好きなスポーツ映画が『フォックスキャッチャー』、好きな家族映画が『ヘレディタリー』の自分にとってはドンピシャな映画だった。
兄弟たちの苦しさが四者四様にしっかり描かれていて、それぞれが独立した人格であること、それが父親からは尊重されていないことに思いを馳せられる作りなのがすごく良かった。(ドラマ『ピースメイカー』で描かれたクリスの家庭環境も連想した。)
主人公が感じている家族という呪縛への恐怖はまさに「呪い」としか言いようがないんだけど、その言葉は世間一般の中ではオカルティックなものとしかならないのも悲劇的なことだと思った。
ゲロを吐いた便器の前で兄弟が本音で思いを語るシーンが、妙にロマンチックで記憶に残った。そんな事あるんだ。

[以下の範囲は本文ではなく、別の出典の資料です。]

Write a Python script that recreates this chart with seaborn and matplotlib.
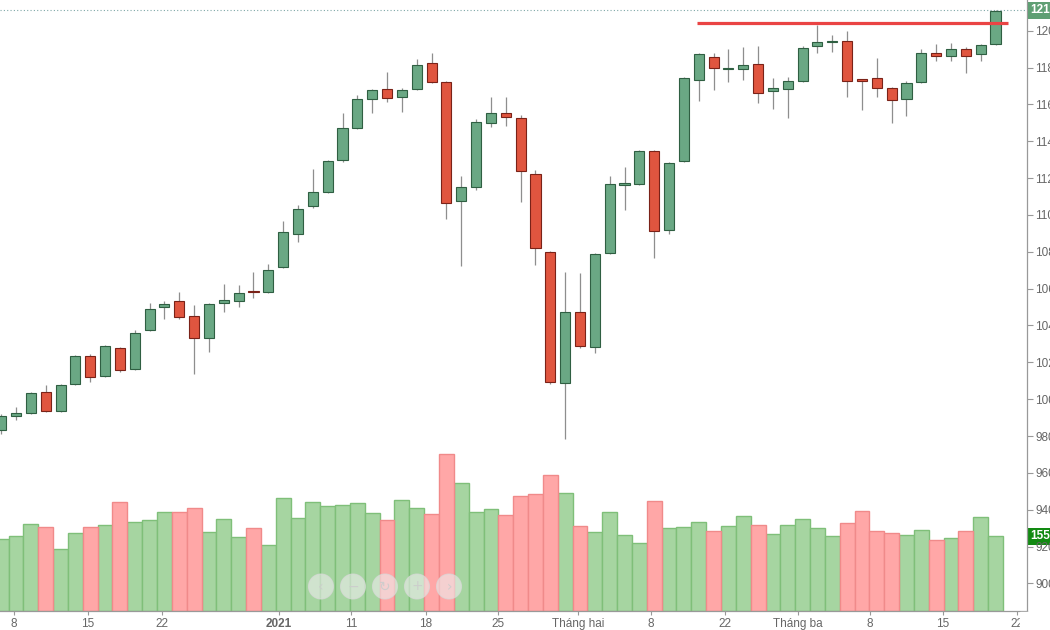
import numpy as np
import pandas as pd
import matplotlib
matplotlib.use("Agg")
import matplotlib.pyplot as plt
import matplotlib.transforms as mtransforms
from matplotlib.patches import Ellipse, Rectangle
import seaborn as sns

# daily sessions (7 Dec 2020 -> 18 Mar 2021)
opens = [983.2, 990.8, 992.6, 1003.7, 993.7, 1008.0, 1023.4, 1012.7, 1027.9, 1016.2,
         1037.4, 1050.2, 1053.1, 1045.1, 1033.0, 1052.3, 1053.4, 1058.5, 1058.0, 1071.6,
         1089.8, 1104.8, 1112.6, 1130.0, 1147.0, 1162.8, 1168.3, 1164.2, 1168.3, 1182.5,
         1172.2, 1107.7, 1115.3, 1149.9, 1155.5, 1152.8, 1122.2, 1080.0, 1008.9, 1047.3,
         1028.4, 1079.5, 1116.3, 1116.8, 1134.5, 1091.8, 1129.3, 1173.2, 1185.6, 1179.0,
         1179.2, 1182.1, 1167.3, 1168.2, 1172.5, 1191.7, 1193.7, 1194.4, 1173.6, 1174.2,
         1168.9, 1162.8, 1172.0, 1187.7, 1186.4, 1190.2, 1187.2, 1192.8]
highs = [992.0, 995.6, 1004.0, 1007.6, 1008.0, 1024.0, 1024.6, 1029.5, 1028.5, 1037.5,
         1052.0, 1053.4, 1058.3, 1050.9, 1052.0, 1062.5, 1062.0, 1068.8, 1073.3, 1096.5,
         1105.5, 1124.9, 1130.0, 1155.5, 1164.9, 1168.5, 1177.4, 1169.0, 1184.6, 1187.7,
         1172.5, 1121.3, 1151.9, 1164.0, 1164.0, 1154.2, 1124.4, 1080.5, 1069.2, 1068.3,
         1079.5, 1121.3, 1125.8, 1135.0, 1135.4, 1129.0, 1175.0, 1188.0, 1187.7, 1189.9,
         1191.0, 1191.7, 1174.2, 1174.7, 1191.9, 1203.1, 1197.7, 1199.8, 1174.0, 1185.0,
         1169.5, 1172.7, 1189.9, 1192.8, 1193.2, 1191.3, 1193.0, 1211.5]
lows = [981.0, 988.7, 992.0, 993.0, 993.2, 1007.5, 1009.1, 1012.0, 1015.0, 1016.0,
        1037.0, 1043.3, 1043.5, 1013.5, 1025.6, 1047.1, 1049.8, 1054.7, 1057.5, 1071.0,
        1085.5, 1104.0, 1112.0, 1129.0, 1146.5, 1155.2, 1161.5, 1155.7, 1168.0, 1171.5,
        1097.8, 1072.4, 1113.5, 1147.6, 1148.3, 1106.8, 1072.8, 1008.2, 978.3, 1028.0,
        1024.9, 1079.0, 1102.7, 1116.0, 1076.8, 1089.5, 1128.5, 1162.0, 1167.8, 1172.0,
        1173.2, 1160.6, 1157.5, 1152.4, 1172.0, 1187.7, 1188.6, 1164.2, 1157.0, 1164.2,
        1149.7, 1153.7, 1171.5, 1183.7, 1183.7, 1176.9, 1183.4, 1192.0]
closes = [991.0, 992.4, 1003.1, 993.7, 1007.6, 1023.4, 1012.2, 1029.0, 1015.8, 1035.7,
          1048.8, 1051.5, 1044.4, 1033.0, 1051.5, 1053.8, 1057.6, 1058.0, 1070.1, 1090.9,
          1103.2, 1112.6, 1129.3, 1147.0, 1162.8, 1167.8, 1163.6, 1168.0, 1181.4, 1172.3,
          1106.3, 1115.3, 1150.3, 1155.3, 1153.1, 1124.0, 1082.2, 1009.4, 1047.3, 1028.8,
          1078.8, 1116.8, 1117.3, 1134.5, 1091.4, 1128.3, 1174.2, 1187.4, 1179.7, 1179.4,
          1181.5, 1166.3, 1168.7, 1172.5, 1190.8, 1193.9, 1194.6, 1172.9, 1172.9, 1168.7,
          1162.2, 1171.4, 1187.7, 1186.4, 1189.9, 1186.4, 1192.4, 1210.7]
volumes = [149, 156, 181, 175, 128, 161, 175, 178, 227, 185,
           189, 205, 205, 213, 163, 190, 154, 173, 137, 234,
           193, 227, 217, 221, 225, 203, 189, 230, 213, 201,
           326, 265, 205, 212, 199, 239, 243, 283, 245, 177,
           163, 205, 157, 141, 229, 173, 175, 185, 167, 176,
           197, 179, 160, 179, 190, 172, 156, 183, 207, 166,
           162, 158, 169, 147, 151, 166, 195, 155]

xtick_pos = [0.86, 5.86, 10.86, 18.73, 23.6, 28.6, 33.46, 38.86, 43.8, 48.8,
             53.66, 58.53, 63.46, 68.46]
xtick_labels = ["8", "15", "22", "2021", "11", "18", "25", "Tháng hai", "8", "22",
                "Tháng ba", "8", "15", "22"]
price_ticks = list(range(900, 1201, 20))

resistance = 1204
resistance_span = (46.9, 67.85)
last_price = 1211
last_volume = 155

sns.set_style("white")
plt.rcParams["font.family"] = ["Liberation Sans", "DejaVu Sans"]

df = pd.DataFrame({"o": opens, "h": highs, "l": lows, "c": closes, "v": volumes})
df["k"] = np.arange(len(df))
df["dir"] = np.where(df["c"] >= df["o"], "up", "down")

fig = plt.figure(figsize=(10.5, 6.3), dpi=100)
ax = fig.add_axes([0, 19 / 630, 1027 / 1050, 611 / 630])
axv = ax.twinx()
ax.set_zorder(2)
ax.patch.set_visible(False)

# volume bars underneath
sns.barplot(data=df, x="k", y="v", hue="dir", hue_order=["up", "down"],
            palette={"up": "#a6d5a1", "down": "#ffa7a7"}, dodge=False, width=1.0,
            native_scale=True, errorbar=None, legend=False, saturation=1,
            linewidth=1, ax=axv)
for p in axv.patches:
    r, g, b, a = p.get_facecolor()
    p.set_edgecolor("#7fbf79" if g > r else "#f08a8a")
axv.set_ylim(0, 1268)
axv.set_yticks([])
axv.set_ylabel("")
for s in axv.spines.values():
    s.set_visible(False)

# candles
body_lo = np.minimum(df["o"], df["c"])
body_h = np.maximum((df["c"] - df["o"]).abs(), 0.8)
ax.vlines(df["k"], df["l"], df["h"], color="#8e8e8e", lw=0.9, zorder=1)
up = df["dir"] == "up"
ax.bar(df["k"][up], body_h[up], bottom=body_lo[up], width=0.68,
       color="#6aa884", edgecolor="#2f5f42", lw=0.8, zorder=2)
ax.bar(df["k"][~up], body_h[~up], bottom=body_lo[~up], width=0.68,
       color="#e0553f", edgecolor="#7a2218", lw=0.8, zorder=2)

ax.hlines(resistance, *resistance_span, color="#ea4444", lw=2.3, zorder=3)
ax.axhline(last_price, color="#7fa7a7", lw=0.8, ls=(0, (1, 2)), zorder=0)

ax.set_xlim(-0.08, 69.12)
ax.set_ylim(885, 1216.7)
ax.set_xlabel("")
ax.yaxis.tick_right()
ax.set_yticks(price_ticks, [str(t) for t in price_ticks])
ax.set_xticks(xtick_pos, xtick_labels)
for t in ax.get_xticklabels():
    if t.get_text() == "2021":
        t.set_fontweight("bold")
        t.set_color("#444444")
ax.tick_params(axis="x", length=3, color="#999999", labelsize=8.5,
               labelcolor="#666666", pad=2, bottom=True)
ax.tick_params(axis="y", length=4, color="#999999", labelsize=8.5,
               labelcolor="#666666", pad=2, right=True, left=False)
for side in ["top", "left"]:
    ax.spines[side].set_visible(False)
for side in ["right", "bottom"]:
    ax.spines[side].set_color("#999999")
    ax.spines[side].set_linewidth(0.9)

# value tags on the price axis
tr = mtransforms.blended_transform_factory(ax.transAxes, ax.transData)
ax.text(1.003, last_price, str(last_price), transform=tr, va="center", ha="left",
        color="white", fontsize=8.5, fontweight="bold", clip_on=False,
        bbox=dict(boxstyle="square,pad=0.2", fc="#5f9f74", ec="none"))
trv = mtransforms.blended_transform_factory(axv.transAxes, axv.transData)
axv.text(1.003, last_volume, str(last_volume), transform=trv, va="center", ha="left",
         color="white", fontsize=8.5, fontweight="bold", clip_on=False, zorder=5,
         bbox=dict(boxstyle="square,pad=0.2", fc="#128a12", ec="none"))

# last tick label is cut by the price scale panel
fig.add_artist(Rectangle((1020 / 1050, 0), 30 / 1050, 18 / 630,
                         transform=fig.transFigure, color="white", zorder=10))

# navigation buttons overlay
for cx, sym in zip([321, 353, 385, 417, 449], ["‹", "−", "↻", "+", "›"]):
    fig.add_artist(Ellipse((cx / 1050, (630 - 586.5) / 630), 25 / 1050, 25 / 630,
                           transform=fig.transFigure, fc=(0.93, 0.93, 0.93, 0.6),
                           ec=(0.85, 0.85, 0.85, 0.7), lw=0.8, zorder=11))
    fig.text(cx / 1050, (630 - 586.5) / 630, sym, ha="center", va="center",
             fontsize=10, color=(0.8, 0.8, 0.8, 0.9), zorder=12,
             family=["DejaVu Sans"])

fig.savefig("out.png", dpi=100)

物語と俳優たちの演技が胸を打つ作品でありつつ、映画としての時間的・画的な演出も同じくらい味わい深かった。悲劇的な展開が増えるに従ってゆっくりしたズームやシンメトリカルな構図が増えて不穏さを醸しているのも良いし、呆気なく劇的な事が起こってしまう非情な編集タイミングも、作品終盤のウエットさと良いバランスだった。夕日や朝日の差す木のカットが何度も映されていたけど、最初は柵(リングにも見える)に囲まれていたのが柵が無くなったり、他の木と一緒に映ったりすることで、兄弟たちが悲しい方法で“ファミリー”の呪縛から逃れていく様を暗示しているようで切なく、印象的だった。

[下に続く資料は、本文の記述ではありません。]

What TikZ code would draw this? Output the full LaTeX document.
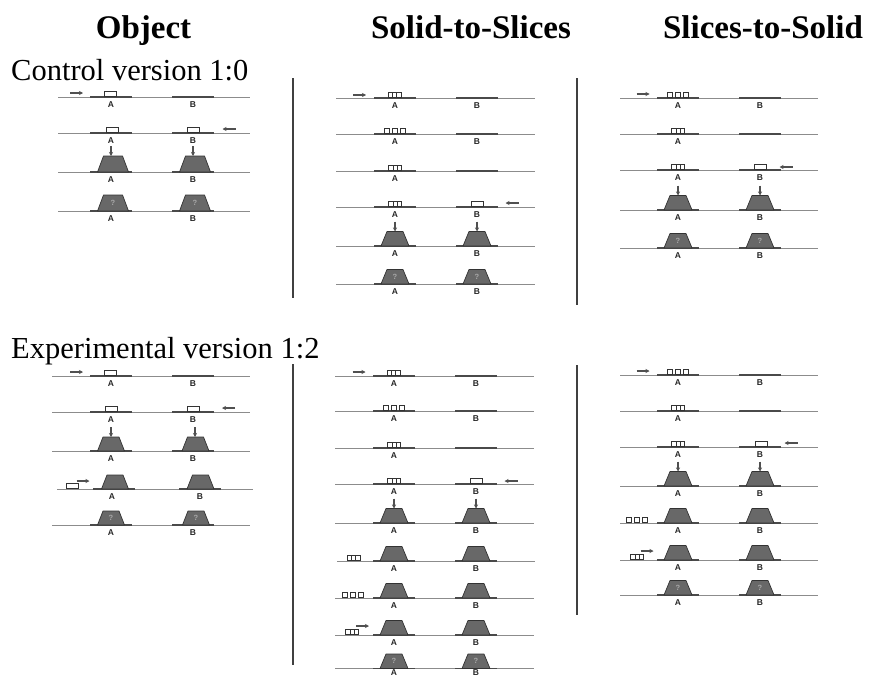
\documentclass[tikz,border=0pt]{standalone}
\usepackage{fontspec}
\setmainfont{Liberation Serif}
\newfontfamily\labfont{Liberation Sans}
\usetikzlibrary{arrows.meta}

\definecolor{floorgray}{HTML}{8C8C8C}
\definecolor{padgray}{HTML}{4A4A4A}
\definecolor{solidgray}{HTML}{686868}
\definecolor{edgegray}{HTML}{333333}
\definecolor{arrowgray}{HTML}{505050}
\definecolor{qgray}{HTML}{A8A8A8}

\tikzset{
  floor/.style={draw=floorgray, line width=0.9pt},
  pad/.style={draw=padgray, line width=1.4pt},
  trapfill/.style={fill=solidgray, draw=edgegray, line width=0.7pt, line join=round},
  box/.style={fill=white, draw=edgegray, line width=0.7pt},
  mover/.style={draw=arrowgray, line width=1.1pt, -{Stealth[length=4pt,width=4pt]}},
  lab/.style={font=\labfont\bfseries\fontsize{8.5}{9}\selectfont, text=black!85, inner sep=0pt},
  qmark/.style={font=\labfont\bfseries\fontsize{7.5}{8}\selectfont, text=qgray, inner sep=0pt},
  divider/.style={draw=black!75, line width=1.2pt},
  head/.style={font=\bfseries\fontsize{33}{36}\selectfont, inner sep=0pt, anchor=base},
  cond/.style={font=\fontsize{30.5}{33}\selectfont, inner sep=0pt, anchor=base west},
}

\newcounter{lbl}
% floor line: y, x-left, x-right
\newcommand{\flr}[3]{\draw[floor] (#2,#1) -- (#3,#1);}
% dark pads under the two positions: y, xA, xB
\newcommand{\pads}[3]{\draw[pad] (#2-21,#1) -- (#2+21,#1); \draw[pad] (#3-21,#1) -- (#3+21,#1);}
% position letters
\def\labgap{7.5}
\newcommand{\labAB}[3]{\stepcounter{lbl}\node[lab] (a\arabic{lbl}) at (#2,#1+\labgap) {A};
  \node[lab] (b\arabic{lbl}) at (#3,#1+\labgap) {B};}
\newcommand{\labA}[2]{\stepcounter{lbl}\node[lab] (a\arabic{lbl}) at (#2,#1+\labgap) {A};}
% trapezoid solid standing on the floor: x, y
\def\trapB{14}\def\trapT{8}\def\trapH{14.5}
\newcommand{\trap}[2]{\filldraw[trapfill] (#1-\trapB,#2) -- (#1-\trapT,#2-\trapH)
  -- (#1+\trapT,#2-\trapH) -- (#1+\trapB,#2) -- cycle;}
\newcommand{\solids}[3]{\trap{#2}{#1}\trap{#3}{#1}}
\newcommand{\darr}[2]{\draw[mover] (#1,#2-\trapH-10) -- (#1,#2-\trapH);}
\newcommand{\pushdown}[3]{\darr{#2}{#1}\darr{#3}{#1}}
\newcommand{\unknown}[3]{\stepcounter{lbl}\node[qmark] (qa\arabic{lbl}) at (#2,#1-\trapH/2) {?};
  \node[qmark] (qb\arabic{lbl}) at (#3,#1-\trapH/2) {?};}
% flat pieces: x, y
\newcommand{\solidbox}[2]{\draw[box] (#1-6,#2-0.5) rectangle (#1+6,#2-5.2);}
\newcommand{\slices}[2]{\draw[box] (#1-6.5,#2-0.5) rectangle (#1+6.5,#2-5.2);
  \draw[edgegray, line width=0.6pt] (#1-2.2,#2-0.5) -- (#1-2.2,#2-5.2) (#1+2.2,#2-0.5) -- (#1+2.2,#2-5.2);}
\newcommand{\spread}[2]{\foreach \d in {-8,0,8} {\draw[box, xshift=\d pt] (#1-2.4,#2-0.5) rectangle (#1+2.4,#2-5.2);}}
% short motion arrows: centre x, y
\newcommand{\rarr}[2]{\draw[mover] (#1-6.5,#2) -- (#1+6.5,#2);}
\newcommand{\larr}[2]{\draw[mover] (#1+6.5,#2) -- (#1-6.5,#2);}

\begin{document}
\begin{tikzpicture}[x=1pt,y=-1pt]
\useasboundingbox (0,0) rectangle (877,677);
\clip (0,0) rectangle (877,677);
\fill[white] (0,0) rectangle (877,677);

% headings
\node[head] (h1) at (143.5,39) {Object};
\node[head] (h2) at (471,39) {Solid-to-Slices};
\node[head] (h3) at (763,39) {Slices-to-Solid};
\node[cond] (c1) at (11,81) {Control version 1:0};
\node[cond] (c2) at (11,358) {Experimental version 1:2};

% column dividers
\draw[divider] (293,78) -- (293,298);
\draw[divider] (577,78) -- (577,305);
\draw[divider] (293,364) -- (293,665);
\draw[divider] (577,365) -- (577,615);

% ---- control: object ----
\begin{scope}
\def\trapB{15.5}\def\trapT{9.5}\def\trapH{16}
\flr{97}{58}{250}\pads{97}{111}{193}\solidbox{110.5}{97}\rarr{76.5}{93}\labAB{97}{111}{193}
\flr{133}{58}{250}\pads{133}{111}{193}\solidbox{112}{133}\solidbox{193.5}{133}\larr{229}{129}\labAB{133}{111}{193}
\flr{172}{58}{250}\pads{172}{111}{193}\solids{172}{113}{195}\pushdown{172}{111}{193}\labAB{172}{111}{193}
\flr{211}{58}{250}\pads{211}{111}{193}\solids{211}{113}{195}\unknown{211}{113}{195}\labAB{211}{111}{193}
\end{scope}

% ---- control: solid-to-slices ----
\flr{98}{336}{535}\pads{98}{395}{477}\slices{394.5}{98}\rarr{359.5}{95}\labAB{98}{395}{477}
\flr{134}{336}{535}\pads{134}{395}{477}\spread{395}{134}\labAB{134}{395}{477}
\flr{171}{336}{535}\pads{171}{395}{477}\slices{395}{171}\labA{171}{395}
\flr{207}{336}{535}\pads{207}{395}{477}\slices{395}{207}\solidbox{477.5}{207}\larr{512}{203}\labAB{207}{395}{477}
\flr{246}{336}{535}\pads{246}{395}{477}\solids{246}{395}{477}\pushdown{246}{395}{477}\labAB{246}{395}{477}
\flr{284}{336}{535}\pads{284}{395}{477}\solids{284}{395}{477}\unknown{284}{395}{477}\labAB{284}{395}{477}

% ---- control: slices-to-solid ----
\flr{98}{620}{818}\pads{98}{678}{760}\spread{677.5}{98}\rarr{643}{94}\labAB{98}{678}{760}
\flr{134}{620}{818}\pads{134}{678}{760}\slices{678}{134}\labA{134}{678}
\flr{170}{620}{818}\pads{170}{678}{760}\slices{678}{170}\solidbox{760.5}{170}\larr{786}{167}\labAB{170}{678}{760}
\flr{210}{620}{818}\pads{210}{678}{760}\solids{210}{678}{760}\pushdown{210}{678}{760}\labAB{210}{678}{760}
\flr{248}{620}{818}\pads{248}{678}{760}\solids{248}{678}{760}\unknown{248}{678}{760}\labAB{248}{678}{760}

% ---- experimental: object ----
\begin{scope}
\def\trapB{13.5}\def\trapT{8}\def\trapH{14}
\flr{376}{52}{250}\pads{376}{111}{193}\solidbox{110.5}{376}\rarr{76.5}{372}\labAB{376}{111}{193}
\flr{412}{52}{250}\pads{412}{111}{193}\solidbox{111}{412}\solidbox{193}{412}\larr{228.5}{408}\labAB{412}{111}{193}
\flr{451}{52}{250}\pads{451}{111}{193}\solids{451}{111}{195.5}\pushdown{451}{111}{195}\labAB{451}{111}{193}
\flr{489}{57}{253}\pads{489}{114}{200}\solids{489}{115}{200.5}\solidbox{72}{489}\rarr{83}{481}\labAB{489}{112}{200}
\flr{525}{52}{250}\pads{525}{111}{193}\solids{525}{111}{196}\unknown{525}{111}{196}\labAB{525}{111}{193}
\end{scope}

% ---- experimental: solid-to-slices ----
\flr{376}{335}{534}\pads{376}{394}{476}\slices{393.5}{376}\rarr{359}{372}\labAB{376}{394}{476}
\flr{411}{335}{534}\pads{411}{394}{476}\spread{394}{411}\labAB{411}{394}{476}
\flr{448}{335}{534}\pads{448}{394}{476}\slices{394}{448}\labA{448}{394}
\flr{484}{335}{534}\pads{484}{394}{476}\slices{394}{484}\solidbox{476.5}{484}\larr{511}{481}\labAB{484}{394}{476}
\flr{523}{335}{534}\pads{523}{394}{476}\solids{523}{394}{476}\pushdown{523}{394}{476}\labAB{523}{394}{476}
\flr{561}{337}{535}\pads{561}{394}{476}\solids{561}{394}{476}\slices{353.5}{561}\labAB{561}{394}{476}
\flr{598}{335}{534}\pads{598}{394}{476}\solids{598}{394}{476}\spread{352.5}{598}\labAB{598}{394}{476}
\flr{635}{335}{534}\pads{635}{394}{476}\solids{635}{394}{476}\slices{352}{635}\rarr{362.5}{626}\labAB{635}{394}{476}
\begin{scope}
\def\labgap{4.3}
\flr{668.5}{335}{534}\pads{668.5}{394}{476}\solids{668.5}{394}{476}\unknown{668.5}{394}{476}\labAB{668.5}{394}{476}
\end{scope}

% ---- experimental: slices-to-solid ----
\flr{375}{620}{818}\pads{375}{678}{760}\spread{677.5}{375}\rarr{643}{371}\labAB{375}{678}{760}
\flr{411}{620}{818}\pads{411}{678}{760}\slices{678}{411}\labA{411}{678}
\flr{447}{620}{818}\pads{447}{678}{760}\slices{678}{447}\solidbox{761}{447}\larr{791}{443}\labAB{447}{678}{760}
\flr{486}{620}{818}\pads{486}{678}{760}\solids{486}{678}{760}\pushdown{486}{678}{760}\labAB{486}{678}{760}
\flr{523}{620}{818}\pads{523}{678}{760}\solids{523}{678}{760}\spread{637}{523}\labAB{523}{678}{760}
\flr{560}{620}{818}\pads{560}{678}{760}\solids{560}{678}{760}\slices{637}{560}\rarr{647}{551}\labAB{560}{678}{760}
\flr{595}{620}{818}\pads{595}{678}{760}\solids{595}{678}{760}\unknown{595}{678}{760}\labAB{595}{678}{760}
\end{tikzpicture}
\end{document}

クライマックスで長男が登場した時、ひょっとしたら彼が一番幸せな人生だったのかもしれない、と思うと悲しくて泣けてしまった。けれどラストで、ちゃんと幸せな形での呪縛からの解放と、未来への希望が描かれていて、優しい映画だなと思ってまた泣いてしまった。男だって映画観て泣いてもいいんだぜ。
プロレスに詳しい人たちの感想も気になる。自分としてはめちゃめちゃ満足だった!